The State of China
Noritake Ridgewood china, pink rose swags with a grey and tan border. Fond memories of special, home cooked birthday or holiday meals prepared by Mom. Leaves inserted to grow the table, accommodating friends we brought home. A tablecloth was spread with love; the silver chest came out. The table was set, ready with forks on the left and knives and spoons on the right. Later the dishes were hand washed and dried by me and my sisters.
We grew up, got engaged and made a wedding registry. We choose our china, a delicate blue floral on white called Caroline by Noritake. Today, multiple sets of dishes live at our house, not just china: two sets of everyday, and at one time, two sets of Christmas dishes. An observation by our daughter Haley, then nine years old, was “Did you see the pottery mom and dad bought?” Out of the mouth of babes, her comment was not lost on me. Oh, and I almost forgot about the china my husband lugged home after his mother moved to a retirement place.
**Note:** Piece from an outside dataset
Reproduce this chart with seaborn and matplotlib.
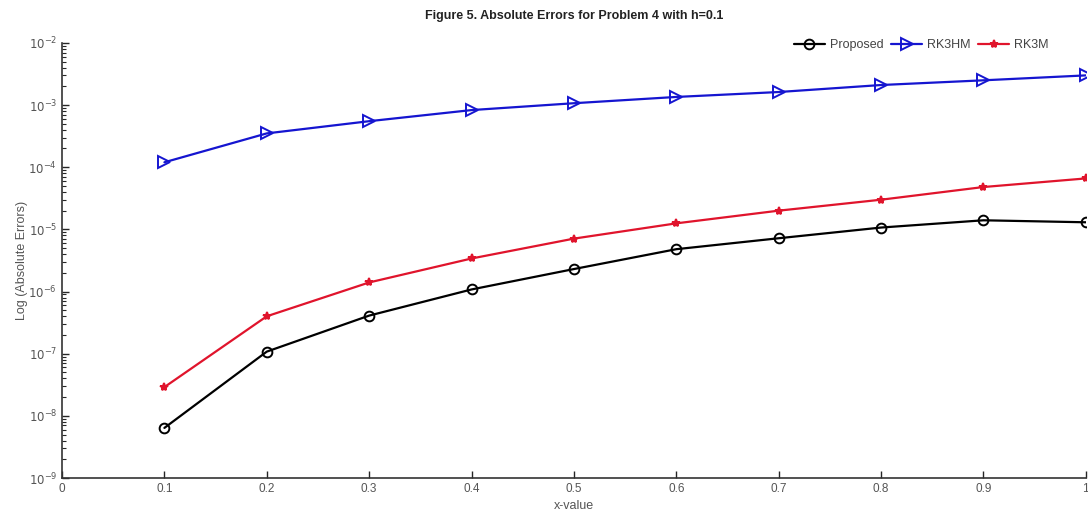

Who knew he would have an appreciation for dishware, and a fascination with the holidays? Between our two collecting habits, like many of my clients, we face the state of our china.
A client is moving cross country and doesn’t want to bring her inherited fine china. The plates are offered on Replacements.com for a hefty price; however, the client would receive only a fraction of that, after packing, shipping and her split from Replacements.
Other options for disposal include:
- Post online locally – Nextdoor or Craigslist, where you won’t deal with shipping.
- Take to a consignment shop. If they take it, it will sell for next to nothing.
- Donate it to your favorite charity and claim the tax deduction.
I spoke with Jane Alexiadis, Personal Property Appraiser about the state of china. She said there isn’t a market for it. Reasons cited were storage space, less formal entertaining, and the need for dish washing by hand. On the other hand, she recommends using it anyway. “Our mothers and grandmothers would want us to enjoy it, rather than be burdened. If something breaks, the angels will comfort them.”
Noritake representative, Laura Fess, voiced a similar sensibility. Rather than save the china for guests, “We should celebrate everyday! Just use it.”
When our daughter Jacey married, she had no interest in registering for china. Times had changed. Casual dining and a simpler lifestyle was the thing. She did, however, take one set of Christmas china off our hands.